(A run of records)

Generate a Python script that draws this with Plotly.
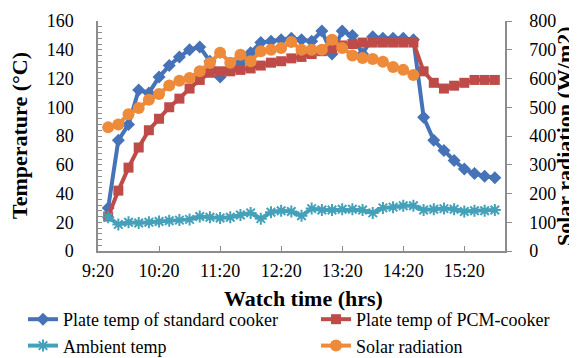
import plotly.graph_objects as go

# ---- data ----
times = ["9:30", "9:40", "9:50", "10:00", "10:10", "10:20", "10:30", "10:40", "10:50",
         "11:00", "11:10", "11:20", "11:30", "11:40", "11:50", "12:00", "12:10", "12:20",
         "12:30", "12:40", "12:50", "13:00", "13:10", "13:20", "13:30", "13:40", "13:50",
         "14:00", "14:10", "14:20", "14:30", "14:40", "14:50", "15:00", "15:10", "15:20",
         "15:30", "15:40", "15:50"]

standard_cooker = [30, 77, 88, 112, 110, 121, 129, 135, 140, 142, 132, 121, 127, 131, 138,
                   145, 146, 147, 148, 147, 146, 153, 137, 153, 150, 137, 149, 148, 148, 148,
                   147, 93, 77, 70, 63, 57, 54, 52, 51]

pcm_cooker = [24, 42, 58, 72, 84, 92, 100, 106, 113, 119, 124, 125, 125, 126, 127, 129, 131,
              132, 134, 135, 137, 139, 141, 143, 144, 145, 145, 145, 145, 145, 145, 125, 117,
              113, 115, 117, 119, 119, 119]

ambient = [23.5, 18.5, 20, 19.5, 20, 20.5, 21, 21.5, 22, 24, 23.5, 23, 23.5, 25, 26.5, 22.5,
           27, 28, 27.5, 24.5, 29.5, 28.5, 28.5, 29, 29, 28.5, 26.5, 30, 30.5, 31.5, 31.5,
           28.5, 29, 29.5, 29, 27.5, 28, 28, 28.5]

solar = [430, 440, 476, 497, 526, 546, 576, 592, 602, 625, 654, 690, 655, 683, 660, 695, 700,
         706, 727, 700, 700, 700, 735, 706, 680, 671, 668, 658, 640, 630, 612]

tick_labels = ["9:20", "10:20", "11:20", "12:20", "13:20", "14:20", "15:20"]


def to_min(s):
    h, m = s.split(":")
    return int(h) * 60 + int(m)


x_all = [to_min(t) for t in times]
x_solar = x_all[:len(solar)]
tick_vals = [to_min(t) for t in tick_labels]

FONT = "Liberation Serif, Times New Roman, serif"
BLUE = "#4672B8"
RED = "#BE4B48"
TEAL = "#45A0B9"
ORANGE = "#EE8B3B"
AXIS = "#8C8C8C"

fig = go.Figure()
fig.add_trace(go.Scatter(x=x_all, y=standard_cooker, name="Plate temp of standard cooker",
                         mode="lines+markers", line=dict(color=BLUE, width=4),
                         marker=dict(symbol="diamond", size=10, color=BLUE),
                         legend="legend", legendrank=1))
fig.add_trace(go.Scatter(x=x_all, y=pcm_cooker, name="Plate temp of PCM-cooker",
                         mode="lines+markers", line=dict(color=RED, width=4),
                         marker=dict(symbol="square", size=10, color=RED),
                         legend="legend2", legendrank=1))
fig.add_trace(go.Scatter(x=x_all, y=ambient, name="Ambient temp",
                         mode="lines+markers", line=dict(color=TEAL, width=4),
                         marker=dict(symbol="asterisk-open", size=10, color=TEAL,
                                     line=dict(color=TEAL, width=2)),
                         legend="legend", legendrank=2))
fig.add_trace(go.Scatter(x=x_solar, y=solar, name="Solar radiation", yaxis="y2",
                         mode="lines+markers", line=dict(color=ORANGE, width=4),
                         marker=dict(symbol="circle", size=12, color=ORANGE),
                         legend="legend2", legendrank=2))

leg_common = dict(orientation="v", yanchor="top", xanchor="left", y=(243 - 293) / 230,
                  font=dict(family=FONT, size=18, color="black"),
                  bgcolor="rgba(0,0,0,0)", tracegroupgap=0, traceorder="normal")

fig.update_layout(
    width=577, height=358,
    margin=dict(l=90, r=80, t=13, b=115, autoexpand=False),
    paper_bgcolor="white", plot_bgcolor="white",
    font=dict(family=FONT, size=18, color="black"),
    showlegend=True,
    legend=dict(x=(15 - 90) / 407, **leg_common),
    legend2=dict(x=(308 - 90) / 407, **leg_common),
    xaxis=dict(range=[560, 960], tickvals=tick_vals, ticktext=tick_labels,
               showgrid=False, zeroline=False, showline=True, linecolor=AXIS, linewidth=1.5,
               ticks="inside", ticklen=5, tickcolor=AXIS, tickwidth=1,
               ticklabelstandoff=3, tickfont=dict(family=FONT, size=18)),
    yaxis=dict(range=[0, 160], dtick=20, showgrid=False, zeroline=False, showline=True,
               linecolor=AXIS, linewidth=1.5, ticks="inside", ticklen=4, tickcolor=AXIS,
               minor=dict(dtick=4, ticks="inside", ticklen=4, tickcolor=AXIS, showgrid=False),
               ticklabelstandoff=19, tickfont=dict(family=FONT, size=18)),
    yaxis2=dict(range=[0, 800], dtick=100, overlaying="y", side="right", showgrid=False,
                zeroline=False, showline=True, linecolor=AXIS, linewidth=1.5,
                ticks="outside", ticklen=5, tickcolor=AXIS,
                ticklabelstandoff=14, tickfont=dict(family=FONT, size=18)),
    annotations=[
        dict(text="<b>Temperature (°C)</b>", xref="paper", yref="paper",
             x=(11 - 90) / 407, y=0.5, textangle=-90, showarrow=False,
             font=dict(family=FONT, size=22), xanchor="center", yanchor="middle"),
        dict(text="<b>Solar radiation (W/m2)</b>", xref="paper", yref="paper",
             x=(556 - 90) / 407, y=0.5, textangle=-90, showarrow=False,
             font=dict(family=FONT, size=22), xanchor="center", yanchor="middle"),
        dict(text="<b>Watch time (hrs)</b>", xref="paper", yref="paper",
             x=(295 - 90) / 407, y=(243 - 290) / 230, showarrow=False,
             font=dict(family=FONT, size=22), xanchor="center", yanchor="middle"),
    ],
)

fig.write_html("out.html")
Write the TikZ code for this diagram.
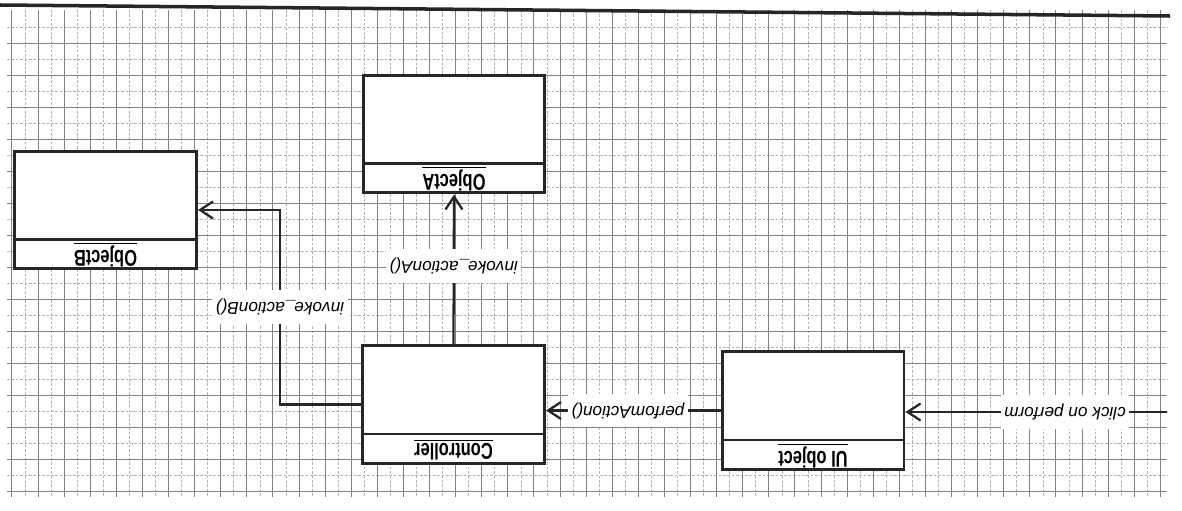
\documentclass[tikz,border=0pt]{standalone}
\usepackage{fontspec}
\setmainfont{Liberation Sans}
\newfontfamily\namefont[FakeStretch=0.72]{Liberation Sans}
\usetikzlibrary{arrows.meta,positioning,calc}

\begin{document}
\begin{tikzpicture}[x=0.02cm, y=-0.02cm,
classbox/.style={draw=black!85, line width=1.7pt, fill=white, minimum width=3.64cm, minimum height=2.36cm, inner sep=0pt},
divider/.style={draw=black!85, line width=1.7pt},
classname/.style={rotate=180, font=\namefont\bfseries\fontsize{13}{15}\selectfont, inner sep=0pt},
msg/.style={rotate=180, fill=white, font=\itshape\fontsize{9.8}{12}\selectfont, inner xsep=2pt, inner ysep=5pt},
arrow/.style={-{Straight Barb[length=2.6mm, width=3.4mm]}, line width=1.3pt, draw=black!85},
gridmajor/.style={draw=black!50, line width=0.55pt},
gridminor/.style={draw=black!30, line width=0.4pt, dash pattern=on 1.5pt off 1pt}
]
\useasboundingbox (0,0) rectangle (1182,510);
\foreach \k in {0,...,43} \draw[gridminor] ({25+26.1*\k},10) -- ++(0,487);
\foreach \k in {0,...,14} \draw[gridminor] (7,{27+32*\k}) -- ++(1160,0);
\foreach \k in {0,...,44} \draw[gridmajor] ({11.9+26.1*\k},10) -- ++(0,487);
\foreach \k in {1,...,15} \draw[gridmajor] (7,{11+32*\k}) -- ++(1160,0);
\draw[line width=2pt, black!85] (0,5) -- (1170,16);

\node[classbox] (objB) at (105.5,210) {};
\node[classbox] (objA) at (454,134) {};
\node[classbox] (ctrl) at (453.5,404.5) {};
\node[classbox] (uiobj) at (813,410.5) {};
\foreach \b in {objB,objA,ctrl,uiobj}
  \draw[divider] ([yshift=0.62cm]\b.south west) -- ([yshift=0.62cm]\b.south east);
\node[classname] (objBname) at ([yshift=0.31cm]objB.south) {\underline{ObjectB}};
\node[classname] (objAname) at ([yshift=0.31cm]objA.south) {\underline{ObjectA}};
\node[classname] (ctrlname) at ([yshift=0.31cm]ctrl.south) {\underline{Controller}};
\node[classname] (uiname) at ([yshift=0.31cm]uiobj.south) {\underline{UI object}};

\coordinate (start) at (1167,412);
\coordinate (bendB) at (280,0);
\draw[arrow] (start) -- node[msg, pos=0.39] {click on perform} (start -| uiobj.east);
\draw[arrow] (uiobj.west) -- node[msg, pos=0.53] {perfomAction()} (uiobj.west -| ctrl.east);
\draw[arrow] (ctrl.north) -- node[msg, pos=0.52] {invoke\_actionA()} (objA.south);
\draw[arrow] (ctrl.west) -- (ctrl.west -| bendB) -- node[msg] {invoke\_actionB()} (objB.east -| bendB) -- (objB.east);
\end{tikzpicture}
\end{document}
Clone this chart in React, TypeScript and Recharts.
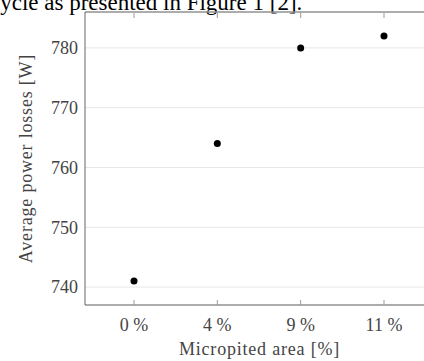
import React from "react";
import {
  LineChart,
  Line,
  XAxis,
  YAxis,
  CartesianGrid,
} from "recharts";

const areas = ["0 %", "4 %", "9 %", "11 %"];
const losses = [741, 764, 780, 782];
const yTicks = [740, 750, 760, 770, 780];

const data = areas.map((area, i) => ({ area, loss: losses[i] }));

const FONT = "'Liberation Serif', 'Times New Roman', serif";
const TEXT = "#444";
const AXIS = "#666";
const TICK = "#999";

// bottom tick: label below, short tick pointing up into the plot
const BottomTick = (props: any) => {
  const { x, y, payload } = props;
  return (
    <g>
      <line x1={x} x2={x} y1={y - 13} y2={y - 18} stroke={TICK} />
      <text
        x={x}
        y={y}
        dy="0.71em"
        textAnchor="middle"
        fill={TEXT}
        fontSize={18}
        fontFamily={FONT}
      >
        {payload.value}
      </text>
    </g>
  );
};

// top tick: no label, short tick pointing down into the plot
const TopTick = (props: any) => {
  const { x, y } = props;
  return <line x1={x} x2={x} y1={y + 1} y2={y + 6} stroke={TICK} />;
};

const App: React.FC = () => {
  return (
    <div
      style={{
        position: "absolute",
        left: 0,
        top: 0,
        width: 424,
        height: 361,
        overflow: "hidden",
        background: "#fff",
      }}
    >
      <svg
        width={424}
        height={20}
        style={{ position: "absolute", left: 0, top: 0 }}
      >
        <text x={-10} y={9.5} fontSize={23} fontFamily={FONT} fill="#000">
          cycle as presented in Figure 1 [2].
        </text>
      </svg>
      <div style={{ position: "absolute", left: 0, top: 0 }}>
        <LineChart
          width={440}
          height={361}
          data={data}
          margin={{ top: 11, right: 6, left: 0, bottom: 0 }}
        >
          <CartesianGrid horizontal vertical={false} stroke="#e6e6e6" />
          <XAxis
            dataKey="area"
            height={56}
            padding={{ left: 49, right: 50 }}
            axisLine={{ stroke: AXIS }}
            tickLine={false}
            tickSize={0}
            tickMargin={13}
            tick={<BottomTick />}
            label={{
              value: "Micropited area [%]",
              position: "insideBottom",
              offset: 6,
              fill: TEXT,
              fontSize: 18,
              fontFamily: FONT,
              letterSpacing: 0.8,
            }}
          />
          <XAxis
            xAxisId="top"
            dataKey="area"
            orientation="top"
            height={1}
            padding={{ left: 49, right: 50 }}
            axisLine={{ stroke: AXIS }}
            tickLine={false}
            tickSize={0}
            tickMargin={0}
            tick={<TopTick />}
          />
          <YAxis
            width={85}
            domain={[737, 786]}
            ticks={yTicks}
            allowDataOverflow
            axisLine={{ stroke: AXIS }}
            tickLine={false}
            tickSize={0}
            tickMargin={7}
            tick={{ fill: TEXT, fontSize: 18, fontFamily: FONT }}
            label={{
              value: "Average power losses [W]",
              angle: -90,
              position: "insideLeft",
              offset: 26,
              fill: TEXT,
              fontSize: 18,
              fontFamily: FONT,
              letterSpacing: 0.8,
              style: { textAnchor: "middle" },
            }}
          />
          <Line
            dataKey="loss"
            stroke="none"
            dot={{ r: 3.5, fill: "#000", stroke: "none" }}
            activeDot={false}
            isAnimationActive={false}
          />
          <Line
            xAxisId="top"
            dataKey="loss"
            stroke="none"
            dot={false}
            activeDot={false}
            isAnimationActive={false}
          />
        </LineChart>
      </div>
    </div>
  );
};

export default App;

## Work required
Give again, please, precisely the lines that begin the records and run through the line with "147, 93, 77, 70, 63, 57, 54, 52, 51]" in it, keeping both end lines and dropping any pictures.

## Answer to this exercise
Generate a Python script that draws this with Plotly.
import plotly.graph_objects as go

# ---- data ----
times = ["9:30", "9:40", "9:50", "10:00", "10:10", "10:20", "10:30", "10:40", "10:50",
         "11:00", "11:10", "11:20", "11:30", "11:40", "11:50", "12:00", "12:10", "12:20",
         "12:30", "12:40", "12:50", "13:00", "13:10", "13:20", "13:30", "13:40", "13:50",
         "14:00", "14:10", "14:20", "14:30", "14:40", "14:50", "15:00", "15:10", "15:20",
         "15:30", "15:40", "15:50"]

standard_cooker = [30, 77, 88, 112, 110, 121, 129, 135, 140, 142, 132, 121, 127, 131, 138,
                   145, 146, 147, 148, 147, 146, 153, 137, 153, 150, 137, 149, 148, 148, 148,
                   147, 93, 77, 70, 63, 57, 54, 52, 51]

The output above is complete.